# Data shown
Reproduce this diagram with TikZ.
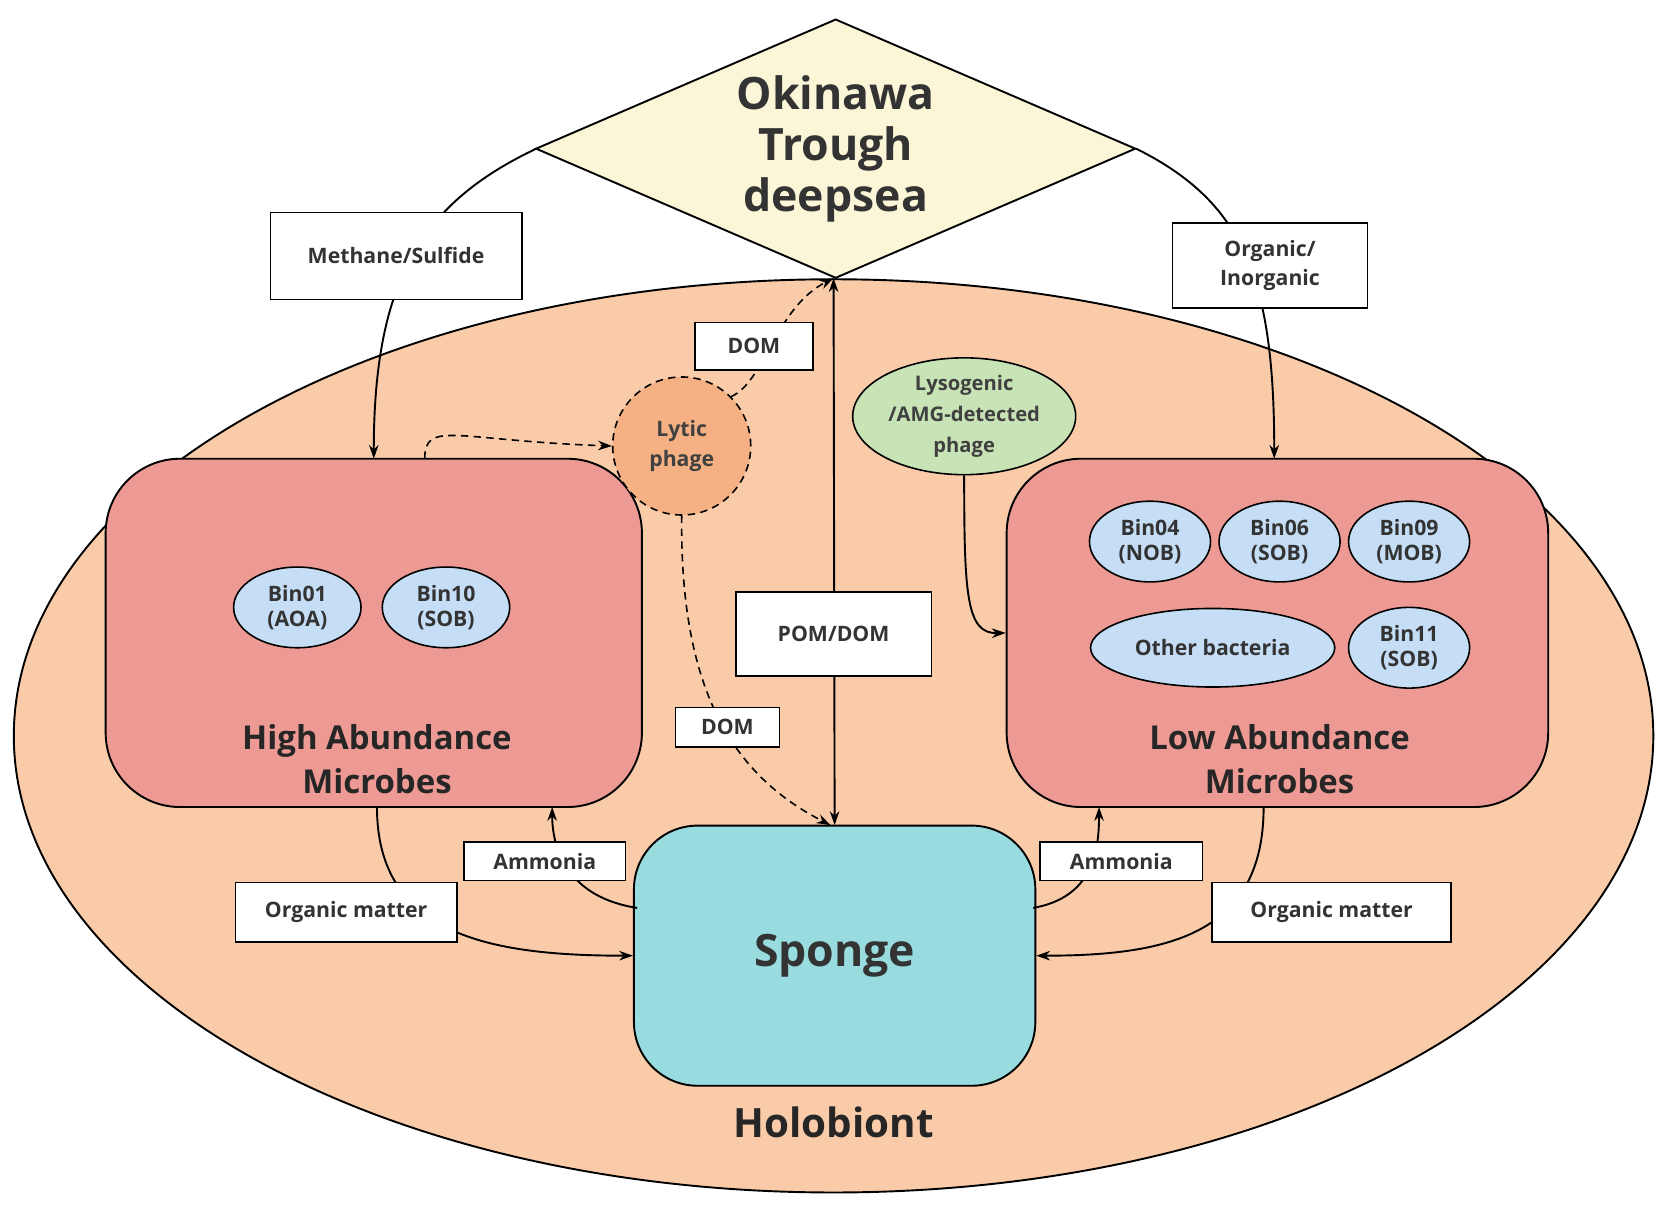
\documentclass[tikz,border=0pt]{standalone}
\usepackage{fontspec}
\setmainfont{Open Sans}
\usetikzlibrary{shapes.geometric,arrows.meta}
\definecolor{skin}{HTML}{F9CBA8}
\definecolor{boxred}{HTML}{EE9A94}
\definecolor{binblue}{HTML}{C5DDF5}
\definecolor{spng}{HTML}{98DCDF}
\definecolor{lytic}{HTML}{F5B183}
\definecolor{lyso}{HTML}{C8E4B6}
\definecolor{diam}{HTML}{FBF6D8}
\begin{document}
\begin{tikzpicture}[x=1pt,y=-1pt,line width=1.8pt,
  lab/.style={draw,fill=white,line width=1.3pt,font=\fontsize{20}{25}\selectfont\bfseries,text=black!80,inner sep=0pt,align=center},
  bin/.style={ellipse,draw,fill=binblue,line width=1.5pt,minimum width=120pt,minimum height=76pt,inner sep=0pt,align=center,font=\fontsize{20}{24}\selectfont\bfseries,text=black!80},
  arr/.style={-{Stealth[length=13pt,width=9pt]}},
  dsh/.style={dashed,dash pattern=on 7pt off 5pt,line width=1.5pt}]
\useasboundingbox (0,0) rectangle (1568,1140);
\node[ellipse,draw,fill=skin,minimum width=1544pt,minimum height=860pt] (holo) at (785,693) {};
\node[diamond,draw,fill=diam,minimum width=565pt,minimum height=244pt,inner sep=0pt] (ok) at (787,140) {};
\node[font=\fontsize{42}{48}\selectfont\bfseries,text=black!80,align=center] (okt) at (787,140) {Okinawa\\Trough\\deepsea};
\node[draw,fill=boxred,rounded corners=70pt,minimum width=505pt,minimum height=328pt] (high) at (352,596) {};
\node[draw,fill=boxred,rounded corners=70pt,minimum width=510pt,minimum height=328pt] (low) at (1203,596) {};
\node[draw,fill=spng,rounded corners=60pt,minimum width=378pt,minimum height=245pt] (sp) at (786,900) {};
\node[font=\fontsize{42}{48}\selectfont\bfseries,text=black!80] (spt) at (786,900) {Sponge};
\node[font=\fontsize{38}{44}\selectfont\bfseries,text=black!85] (hb) at (785,1057) {Holobiont};
\node[font=\fontsize{31}{42}\selectfont\bfseries,text=black!85,align=center] (hl) at (355,715) {High Abundance\\Microbes};
\node[font=\fontsize{31}{42}\selectfont\bfseries,text=black!85,align=center] (ll) at (1205,715) {Low Abundance\\Microbes};
\node[bin] (b01) at (280,572) {Bin01\\(AOA)};
\node[bin] (b10) at (420,572) {Bin10\\(SOB)};
\node[bin,minimum width=114pt] (b04) at (1083,510) {Bin04\\(NOB)};
\node[bin,minimum width=114pt] (b06) at (1205,510) {Bin06\\(SOB)};
\node[bin,minimum width=114pt] (b09) at (1327,510) {Bin09\\(MOB)};
\node[bin,minimum width=230pt,minimum height=74pt] (oth) at (1142,610) {Other bacteria};
\node[bin,minimum width=114pt] (b11) at (1327,610) {Bin11\\(SOB)};
\node[circle,draw,dsh,fill=lytic,minimum size=130pt,inner sep=0pt,align=center,font=\fontsize{20}{28}\selectfont\bfseries,text=black!75] (ly) at (642,420) {Lytic\\phage};
\node[ellipse,draw,fill=lyso,line width=1.5pt,minimum width=210pt,minimum height=110pt,inner sep=0pt,align=center,font=\fontsize{19}{29}\selectfont\bfseries,text=black!75] (lg) at (908,392) {Lysogenic\\/AMG-detected\\phage};
% connectors
\coordinate (okw) at (505,140); \coordinate (oke) at (1070,140); \coordinate (oks) at (785,262);
\coordinate (hin) at (352,432); \coordinate (lin) at (1200,432);
\draw[arr] (okw) .. controls (400,190) and (352,260) .. (hin);
\draw[arr] (oke) .. controls (1170,190) and (1200,260) .. (lin);
\draw[{Stealth[length=13pt,width=9pt]}-{Stealth[length=13pt,width=9pt]}] (oks) -- (786,777);
\draw[dsh,arr] (400,432) .. controls (400,395) and (430,415) .. (ly.west);
\draw[dsh,arr] (ly.north east) .. controls (720,360) and (730,290) .. (oks);
\draw[dsh,arr] (ly.south) .. controls (640,650) and (690,730) .. (782,777);
\draw[arr] (lg.south) .. controls (908,560) and (910,597) .. (low.west);
\draw[arr] (355,760) .. controls (355,880) and (460,900) .. (sp.west);
\draw[arr] (1190,760) .. controls (1190,880) and (1100,900) .. (sp.east);
\draw[arr] (600,855) .. controls (535,845) and (520,800) .. (520,760);
\draw[arr] (973,855) .. controls (1030,845) and (1035,800) .. (1035,760);
% labels
\node[lab,minimum width=237pt,minimum height=82pt] (ms) at (373,241) {Methane/Sulfide};
\node[lab,minimum width=184pt,minimum height=80pt,font=\fontsize{20}{27}\selectfont\bfseries] (oi) at (1196,250) {Organic/\\Inorganic};
\node[lab,minimum width=111pt,minimum height=45pt] (dom1) at (710,326) {DOM};
\node[lab,minimum width=184pt,minimum height=79pt] (pd) at (785,597) {POM/DOM};
\node[lab,minimum width=98pt,minimum height=37pt] (dom2) at (685,685) {DOM};
\node[lab,minimum width=152pt,minimum height=36pt] (am1) at (513,811) {Ammonia};
\node[lab,minimum width=153pt,minimum height=36pt] (am2) at (1056,811) {Ammonia};
\node[lab,minimum width=209pt,minimum height=56pt] (om1) at (326,859) {Organic matter};
\node[lab,minimum width=225pt,minimum height=56pt] (om2) at (1254,859) {Organic matter};
\end{tikzpicture}
\end{document}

# Problem
Reproduce the listing above exactly, excluding all pictures.

# Result of the exercise
Reproduce this diagram with TikZ.
\documentclass[tikz,border=0pt]{standalone}
\usepackage{fontspec}
\setmainfont{Open Sans}
\usetikzlibrary{shapes.geometric,arrows.meta}
\definecolor{skin}{HTML}{F9CBA8}
\definecolor{boxred}{HTML}{EE9A94}
\definecolor{binblue}{HTML}{C5DDF5}
\definecolor{spng}{HTML}{98DCDF}
\definecolor{lytic}{HTML}{F5B183}
\definecolor{lyso}{HTML}{C8E4B6}
\definecolor{diam}{HTML}{FBF6D8}
\begin{document}
\begin{tikzpicture}[x=1pt,y=-1pt,line width=1.8pt,
  lab/.style={draw,fill=white,line width=1.3pt,font=\fontsize{20}{25}\selectfont\bfseries,text=black!80,inner sep=0pt,align=center},
  bin/.style={ellipse,draw,fill=binblue,line width=1.5pt,minimum width=120pt,minimum height=76pt,inner sep=0pt,align=center,font=\fontsize{20}{24}\selectfont\bfseries,text=black!80},
  arr/.style={-{Stealth[length=13pt,width=9pt]}},
  dsh/.style={dashed,dash pattern=on 7pt off 5pt,line width=1.5pt}]
\useasboundingbox (0,0) rectangle (1568,1140);
\node[ellipse,draw,fill=skin,minimum width=1544pt,minimum height=860pt] (holo) at (785,693) {};
\node[diamond,draw,fill=diam,minimum width=565pt,minimum height=244pt,inner sep=0pt] (ok) at (787,140) {};
\node[font=\fontsize{42}{48}\selectfont\bfseries,text=black!80,align=center] (okt) at (787,140) {Okinawa\\Trough\\deepsea};
\node[draw,fill=boxred,rounded corners=70pt,minimum width=505pt,minimum height=328pt] (high) at (352,596) {};
\node[draw,fill=boxred,rounded corners=70pt,minimum width=510pt,minimum height=328pt] (low) at (1203,596) {};
\node[draw,fill=spng,rounded corners=60pt,minimum width=378pt,minimum height=245pt] (sp) at (786,900) {};
\node[font=\fontsize{42}{48}\selectfont\bfseries,text=black!80] (spt) at (786,900) {Sponge};
\node[font=\fontsize{38}{44}\selectfont\bfseries,text=black!85] (hb) at (785,1057) {Holobiont};
\node[font=\fontsize{31}{42}\selectfont\bfseries,text=black!85,align=center] (hl) at (355,715) {High Abundance\\Microbes};
\node[font=\fontsize{31}{42}\selectfont\bfseries,text=black!85,align=center] (ll) at (1205,715) {Low Abundance\\Microbes};
\node[bin] (b01) at (280,572) {Bin01\\(AOA)};
\node[bin] (b10) at (420,572) {Bin10\\(SOB)};
\node[bin,minimum width=114pt] (b04) at (1083,510) {Bin04\\(NOB)};
\node[bin,minimum width=114pt] (b06) at (1205,510) {Bin06\\(SOB)};
\node[bin,minimum width=114pt] (b09) at (1327,510) {Bin09\\(MOB)};
\node[bin,minimum width=230pt,minimum height=74pt] (oth) at (1142,610) {Other bacteria};
\node[bin,minimum width=114pt] (b11) at (1327,610) {Bin11\\(SOB)};
\node[circle,draw,dsh,fill=lytic,minimum size=130pt,inner sep=0pt,align=center,font=\fontsize{20}{28}\selectfont\bfseries,text=black!75] (ly) at (642,420) {Lytic\\phage};
\node[ellipse,draw,fill=lyso,line width=1.5pt,minimum width=210pt,minimum height=110pt,inner sep=0pt,align=center,font=\fontsize{19}{29}\selectfont\bfseries,text=black!75] (lg) at (908,392) {Lysogenic\\/AMG-detected\\phage};
% connectors
\coordinate (okw) at (505,140); \coordinate (oke) at (1070,140); \coordinate (oks) at (785,262);
\coordinate (hin) at (352,432); \coordinate (lin) at (1200,432);
\draw[arr] (okw) .. controls (400,190) and (352,260) .. (hin);
\draw[arr] (oke) .. controls (1170,190) and (1200,260) .. (lin);
\draw[{Stealth[length=13pt,width=9pt]}-{Stealth[length=13pt,width=9pt]}] (oks) -- (786,777);
\draw[dsh,arr] (400,432) .. controls (400,395) and (430,415) .. (ly.west);
\draw[dsh,arr] (ly.north east) .. controls (720,360) and (730,290) .. (oks);
\draw[dsh,arr] (ly.south) .. controls (640,650) and (690,730) .. (782,777);
\draw[arr] (lg.south) .. controls (908,560) and (910,597) .. (low.west);
\draw[arr] (355,760) .. controls (355,880) and (460,900) .. (sp.west);
\draw[arr] (1190,760) .. controls (1190,880) and (1100,900) .. (sp.east);
\draw[arr] (600,855) .. controls (535,845) and (520,800) .. (520,760);
\draw[arr] (973,855) .. controls (1030,845) and (1035,800) .. (1035,760);
% labels
\node[lab,minimum width=237pt,minimum height=82pt] (ms) at (373,241) {Methane/Sulfide};
\node[lab,minimum width=184pt,minimum height=80pt,font=\fontsize{20}{27}\selectfont\bfseries] (oi) at (1196,250) {Organic/\\Inorganic};
\node[lab,minimum width=111pt,minimum height=45pt] (dom1) at (710,326) {DOM};
\node[lab,minimum width=184pt,minimum height=79pt] (pd) at (785,597) {POM/DOM};
\node[lab,minimum width=98pt,minimum height=37pt] (dom2) at (685,685) {DOM};
\node[lab,minimum width=152pt,minimum height=36pt] (am1) at (513,811) {Ammonia};
\node[lab,minimum width=153pt,minimum height=36pt] (am2) at (1056,811) {Ammonia};
\node[lab,minimum width=209pt,minimum height=56pt] (om1) at (326,859) {Organic matter};
\node[lab,minimum width=225pt,minimum height=56pt] (om2) at (1254,859) {Organic matter};
\end{tikzpicture}
\end{document}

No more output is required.